ちなみにビッグサーバー相手と言っても錦織は50%近く2ndではポイントを取りますし、だからこそアンダーソンやラオニッチ、カルロビッチからブレークできるんです。

原因と考えているのはプレビューで紹介した跳ねるセカンドサーブです。

あれに対して有効な解決策は試合終了まで得られていませんでした。下がって打ってほしかった…

確かに下がって打っても今日は3球目で叩かれてたかもしれないんですけどね…

ちなみにこれと同じパターンで苦しむ相手がもう一人います。チリッチです。

チリッチはビッグサーバー分類はしませんが跳ねるセカンドサーブが厄介で、対戦成績で勝ち越しているとはいえ負けた試合の原因を探るとだいたいここにぶつかります。

「全米のチリッチ戦みたい」

皮肉ですね。全く意味が違うこんなところでも全米を思い出しました。

私のような素人でも4つ挙げられました。もっとテニスIQの高い人であればいろんな方法を提示できると思います。ぜひコメント欄にいろんな方法を提示していただけると嬉しいです。

無策で負けた。

私は確変状態で向かってくる選手に全部勝てとは言いません。頑張っても無理なときはあります。それがテニスです。

ですが今日はちょっとしたことで試合結果は負けたかもしれないことは認めるとしてもずいぶんと違う結果になっていたのではと思います。

すぐ下に8位9位までいるとはいえ5位の選手です。こういった勢いだけで押し切られる敗戦が続くのはそのランクにいる選手ではないということです。

今シーズン、正直言って錦織圭はスランプです。21勝5敗の選手に対して何を言うと言われそうですが、ここまでトップ5に勝っていないどころか、BIG4との対戦がないのです。
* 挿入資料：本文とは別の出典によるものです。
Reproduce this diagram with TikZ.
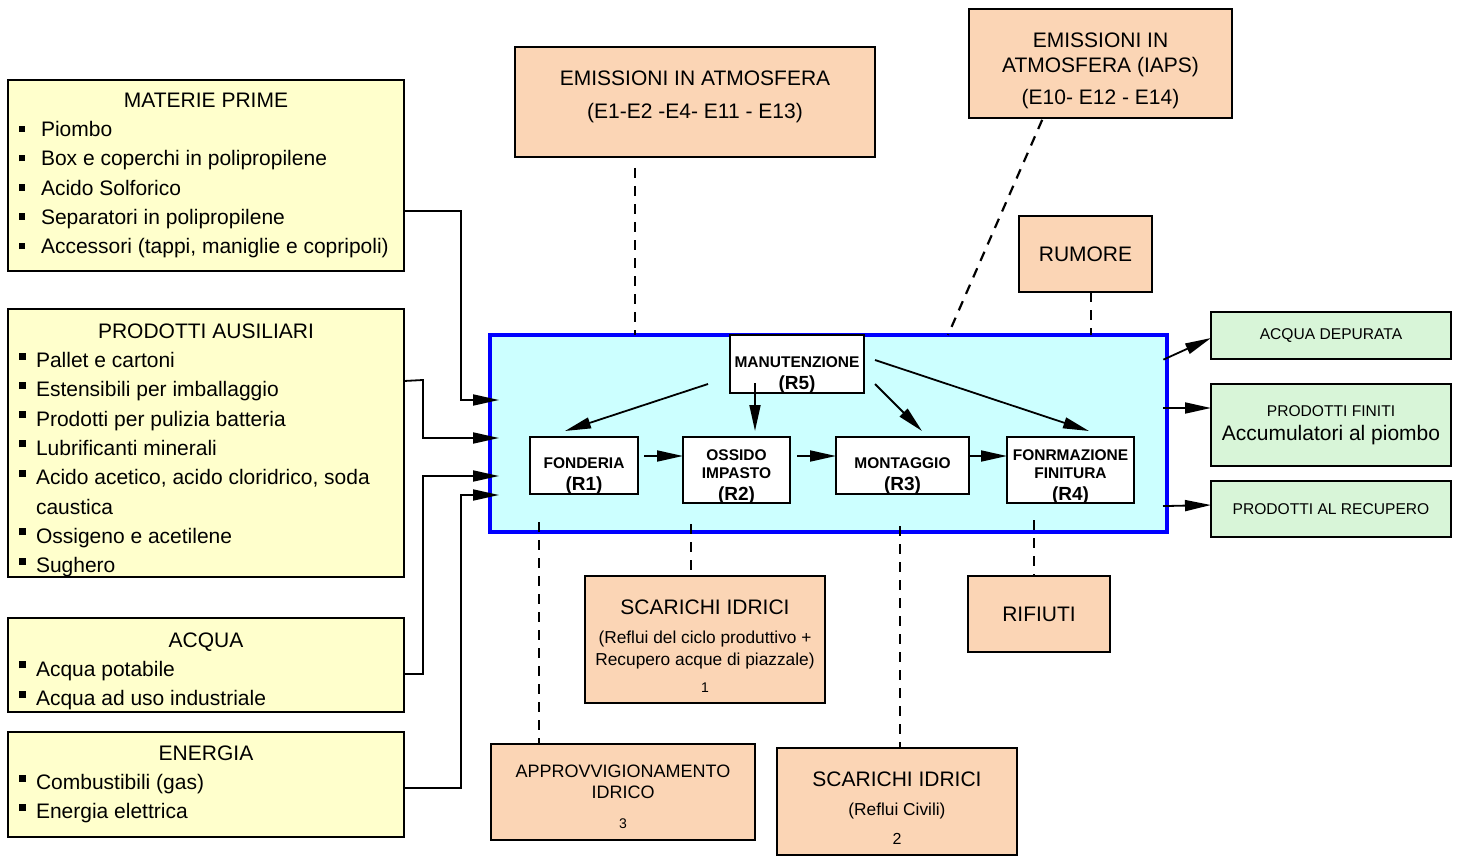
\documentclass[tikz,border=0pt]{standalone}
\usepackage{fontspec}
\setmainfont{Liberation Sans}
\usetikzlibrary{arrows.meta}

\definecolor{ylw}{HTML}{FFFFCC}
\definecolor{peach}{HTML}{FBD5B5}
\definecolor{mint}{HTML}{D8F5D8}
\definecolor{cyanfill}{HTML}{CCFFFF}

% bullets and titles of the input lists
\newcommand{\sqa}{\makebox[11pt][l]{\raisebox{2.3pt}{\rule{3.2pt}{3.2pt}}}}
\newcommand{\sqb}{\makebox[8.5pt][l]{\raisebox{4pt}{\rule{3.5pt}{3.5pt}}}}
\newcommand{\ttl}[2][0pt]{\makebox[187pt]{\rule{0pt}{#1}#2}}
\newcommand{\rfont}{\fontsize{9.5}{10}\selectfont}

\begin{document}
\begin{tikzpicture}[x=0.5pt,y=-0.5pt,
  inbox/.style={draw,line width=0.9pt,fill=ylw,anchor=north west,minimum width=198pt,
    inner xsep=5.5pt,inner ysep=0pt,outer sep=0pt,align=left,
    font=\fontsize{10.5}{14.65}\selectfont},
  obox/.style={draw,line width=0.9pt,fill=peach,anchor=north west,inner sep=0pt,
    outer sep=0pt,align=center,font=\fontsize{10.5}{12}\selectfont},
  otxt/.style={inner sep=0pt,align=center,font=\fontsize{10.5}{12}\selectfont},
  gbox/.style={draw,line width=0.9pt,fill=mint,anchor=north west,minimum width=120pt,
    inner sep=0pt,outer sep=0pt,align=center,font=\fontsize{7.8}{9.4}\selectfont},
  proc/.style={draw,line width=0.9pt,fill=white,inner sep=0pt,outer sep=0pt},
  ptxt/.style={inner sep=0pt,align=center,font=\bfseries\fontsize{7.75}{9}\selectfont},
  arr/.style={line width=0.9pt,-{Triangle[length=13pt,width=5.5pt]}},
  dline/.style={line width=1.1pt,dash pattern=on 5pt off 4pt},
]
\useasboundingbox (0,0) rectangle (1457,856);

% input boxes
\node[inbox,minimum height=95.5pt] (mp) at (8,80) {\ttl{MATERIE PRIME}\\
  \sqa Piombo\\ \sqa Box e coperchi in polipropilene\\ \sqa Acido Solforico\\
  \sqa Separatori in polipropilene\\ \sqa Accessori (tappi, maniglie e copripoli)};
\node[inbox,minimum height=133.5pt] (pa) at (8,309) {\ttl[14.6pt]{PRODOTTI AUSILIARI}\\
  \sqb Pallet e cartoni\\ \sqb Estensibili per imballaggio\\
  \sqb Prodotti per pulizia batteria\\ \sqb Lubrificanti minerali\\
  \sqb Acido acetico, acido cloridrico, soda\\ \hspace*{8.5pt}caustica\\
  \sqb Ossigeno e acetilene\\ \sqb Sughero};
\node[inbox,minimum height=47pt] (ac) at (8,618) {\ttl[13.6pt]{ACQUA}\\
  \sqb Acqua potabile\\ \sqb Acqua ad uso industriale};
\node[inbox,minimum height=52.5pt] (en) at (8,732) {\ttl{ENERGIA}\\
  \sqb Combustibili (gas)\\ \sqb Energia elettrica};

% environmental aspects
\node[obox,minimum width=180pt,minimum height=55pt] (emis1) at (515,47) {};
\node[otxt] (emis1txt) at ([yshift=2.6pt]emis1.center)
  {EMISSIONI IN ATMOSFERA\\[4.5pt](E1-E2 -E4- E11 - E13)};
\node[obox,minimum width=131.5pt,minimum height=54.5pt] (iaps) at (969,9) {};
\node[otxt] (iapstxt) at ([yshift=-3.6pt]iaps.center)
  {EMISSIONI IN\\[0.5pt]ATMOSFERA (IAPS)\\[4pt](E10- E12 - E14)};
\node[obox,minimum width=66.5pt,minimum height=38pt] (rum) at (1019,216) {RUMORE};
\node[obox,minimum width=71pt,minimum height=38pt] (rif) at (968,576) {RIFIUTI};
\node[obox,minimum width=120pt,minimum height=63.5pt] (scar1) at (585,576) {};
\node[otxt] (scar1txt) at ([yshift=-3.4pt]scar1.center) {SCARICHI IDRICI\\[2.75pt]
  {\fontsize{8.65}{10}\selectfont (Reflui del ciclo produttivo +}\\[-1pt]
  {\fontsize{8.65}{10}\selectfont Recupero acque di piazzale)}\\[1.5pt]
  {\fontsize{7}{8}\selectfont 1}};
\node[obox,minimum width=132pt,minimum height=48pt] (appr) at (491,744) {};
\node[otxt,font=\fontsize{9}{10.5}\selectfont] (apprtxt) at ([yshift=-2.2pt]appr.center)
  {APPROVVIGIONAMENTO\\IDRICO\\[4.5pt]{\fontsize{7}{8}\selectfont 3}};
\node[obox,minimum width=120pt,minimum height=53.5pt] (scar2) at (777,748) {};
\node[otxt] (scar2txt) at ([yshift=-3.4pt]scar2.center) {SCARICHI IDRICI\\[2.75pt]
  {\fontsize{8.65}{10}\selectfont (Reflui Civili)}\\[2.5pt]
  {\fontsize{8}{9}\selectfont 2}};

% output boxes
\node[gbox,minimum height=23.5pt] (adep) at (1211,312) {ACQUA DEPURATA};
\node[gbox,minimum height=41pt,font=\fontsize{7.8}{11.75}\selectfont] (pfin) at (1211,384)
  {PRODOTTI FINITI\\{\fontsize{10.5}{12}\selectfont Accumulatori al piombo}};
\node[gbox,minimum height=28pt] (prec) at (1211,481) {PRODOTTI AL RECUPERO};

% plant box and process steps
\node[draw=blue,line width=2pt,fill=cyanfill,minimum width=338.5pt,minimum height=98.5pt,
  inner sep=0pt,outer sep=0pt] (main) at (828.5,433.5) {};
\node[proc,minimum width=67pt,minimum height=29pt] (man) at (797,364) {};
\node[ptxt] (mantxt) at ([yshift=-5.5pt]man.center) {MANUTENZIONE\\[2pt]{\rfont (R5)}};
\node[proc,minimum width=54pt,minimum height=28.5pt] (fond) at (584,465.5) {};
\node[ptxt] (fondtxt) at ([yshift=-5.25pt]fond.center) {FONDERIA\\[2pt]{\rfont (R1)}};
\node[proc,minimum width=53.5pt,minimum height=33pt] (ossi) at (736.5,470) {};
\node[ptxt] (ossitxt) at ([yshift=-3.5pt]ossi.center) {OSSIDO\\IMPASTO\\[2pt]{\rfont (R2)}};
\node[proc,minimum width=66.5pt,minimum height=28.5pt] (mont) at (902.5,465.5) {};
\node[ptxt] (monttxt) at ([yshift=-5.25pt]mont.center) {MONTAGGIO\\[2pt]{\rfont (R3)}};
\node[proc,minimum width=63.5pt,minimum height=33pt] (fonr) at (1070.5,470) {};
\node[ptxt] (fonrtxt) at ([yshift=-3.5pt]fonr.center) {FONRMAZIONE\\FINITURA\\[2pt]{\rfont (R4)}};

% flows inside the plant
\draw[arr] ([shift={(-11pt,4.5pt)}]man.south west) -- ([shift={(-9.5pt,3pt)}]fond.north);
\draw[arr] ([shift={(-21pt,5pt)}]man.south) -- ([shift={(9.25pt,3pt)}]ossi.north);
\draw[arr] ([shift={(5.5pt,4.5pt)}]man.south east) -- ([shift={(9.75pt,3pt)}]mont.north);
\draw[arr] ([shift={(5.5pt,2pt)}]man.east) -- ([shift={(9.25pt,3pt)}]fonr.north);
\draw[arr] ([shift={(3pt,4.75pt)}]fond.east) -- ([yshift=7pt]ossi.west);
\draw[arr] ([shift={(3.5pt,7pt)}]ossi.east) -- ([yshift=4.75pt]mont.west);
\draw[arr] ([yshift=4.75pt]mont.east) -- ([yshift=7pt]fonr.west);

% inputs
\draw[arr,shorten >=-4.5pt] (mp.east |- 0,211) -- (461,211) -- (461,400) -- (main.west |- 0,400);
\draw[arr,shorten >=-4.5pt] (pa.east |- 0,381) -- (423,380) -- (423,438) -- (main.west |- 0,438);
\draw[arr,shorten >=-4.5pt] (ac.east |- 0,674) -- (423,674) -- (423,476) -- (main.west |- 0,476);
\draw[arr,shorten >=-4.5pt] (en.east |- 0,788) -- (461,788) -- (461,495) -- (main.west |- 0,495);

% outputs
\draw[arr,shorten <=-2pt] (main.east |- 0,358) -- (adep.west |- 0,338);
\draw[arr,shorten <=-2pt] (main.east |- 0,408) -- (pfin.west |- 0,408);
\draw[arr,shorten <=-2pt] (main.east |- 0,506) -- (prec.west |- 0,505);

% dashed links
\draw[dline,shorten <=5.5pt] (emis1.south -| 635,0) -- (main.north -| 635,0);
\draw[dline,shorten <=1pt] (iaps.south -| 1043,0) -- (main.north -| 948,0);
\draw[dline] (rum.south -| 1091,0) -- (main.north -| 1091,0);
\draw[dline,shorten <=-5pt] (main.south -| 539,0) -- (appr.north -| 539,0);
\draw[dline,shorten <=-4pt] (main.south -| 691,0) -- (scar1.north -| 691,0);
\draw[dline,shorten <=-3pt] (main.south -| 900,0) -- (scar2.north -| 900,0);
\draw[dline,shorten <=-6pt] (main.south -| 1034,0) -- (rif.north -| 1034,0);
\end{tikzpicture}
\end{document}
昨シーズンシードダウンに次ぐシードダウンを演出してきた、毎月のように信じられない結果を出してきたあの上昇曲線を考えるともはや上昇していないどころかかなり停滞、しかも下手をすれば下降と言われてもおかしくない成績です。事実今年まだ一度もシードの期待値越えをしていないのですから。

全力でかかってきてもそれを何とか押し切る。これができてこその5位だと思うのです。

これからトップ選手として定着していくための試練の時期に入ったと私は思っています。

イズナーに負けたからではなく、全米のチリッチ、全豪のバブリンカ、IWのロペス。こういった負けが続いているのです。調子のいい相手に対してメンタル的に追い込まれ自滅。しかも無策。
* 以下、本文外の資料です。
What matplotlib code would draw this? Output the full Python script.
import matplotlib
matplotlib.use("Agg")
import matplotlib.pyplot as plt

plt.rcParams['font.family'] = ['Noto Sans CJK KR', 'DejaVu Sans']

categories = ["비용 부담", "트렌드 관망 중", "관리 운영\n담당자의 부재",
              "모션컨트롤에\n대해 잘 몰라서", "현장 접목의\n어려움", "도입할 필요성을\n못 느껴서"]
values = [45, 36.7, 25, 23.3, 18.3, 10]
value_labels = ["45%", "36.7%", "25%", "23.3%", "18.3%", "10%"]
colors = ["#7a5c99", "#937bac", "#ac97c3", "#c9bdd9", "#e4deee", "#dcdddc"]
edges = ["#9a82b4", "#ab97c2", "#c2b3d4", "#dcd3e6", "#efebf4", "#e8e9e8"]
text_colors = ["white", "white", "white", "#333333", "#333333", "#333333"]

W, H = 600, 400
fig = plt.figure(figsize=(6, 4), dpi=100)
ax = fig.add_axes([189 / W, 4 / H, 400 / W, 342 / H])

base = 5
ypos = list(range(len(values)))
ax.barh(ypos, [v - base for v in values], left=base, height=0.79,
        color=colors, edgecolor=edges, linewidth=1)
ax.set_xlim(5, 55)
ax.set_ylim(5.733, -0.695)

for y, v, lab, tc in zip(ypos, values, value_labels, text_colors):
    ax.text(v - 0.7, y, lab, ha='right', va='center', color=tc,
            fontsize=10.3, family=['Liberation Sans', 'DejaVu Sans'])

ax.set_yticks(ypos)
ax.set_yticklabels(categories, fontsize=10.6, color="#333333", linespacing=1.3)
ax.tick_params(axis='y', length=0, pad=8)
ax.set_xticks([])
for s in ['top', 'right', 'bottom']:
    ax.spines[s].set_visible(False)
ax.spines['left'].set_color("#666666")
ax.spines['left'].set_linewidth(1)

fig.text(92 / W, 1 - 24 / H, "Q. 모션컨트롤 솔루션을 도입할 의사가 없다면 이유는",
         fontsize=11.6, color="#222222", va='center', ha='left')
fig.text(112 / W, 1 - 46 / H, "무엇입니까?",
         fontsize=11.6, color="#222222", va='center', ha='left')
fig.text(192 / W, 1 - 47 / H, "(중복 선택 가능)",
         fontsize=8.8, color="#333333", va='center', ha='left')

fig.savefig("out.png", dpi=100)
今年の負けは基本的に自滅か無策で説明できます。正直言ってかなりまずいです。

事故の1敗だったと割り切るためにも、今度こそ負けの理由をチームでしっかり議論してほしいところです。何が足りないのか、答えはあるはずです。ここが最高点なわけはないんです。もっと上が狙えるからこそ、真剣に向き合ってほしい。試合中に調子のいい相手に対してプレーを変えられず無策のまま負けるこのパターンを解消すること。そうすればさらに成績は安定するはずです。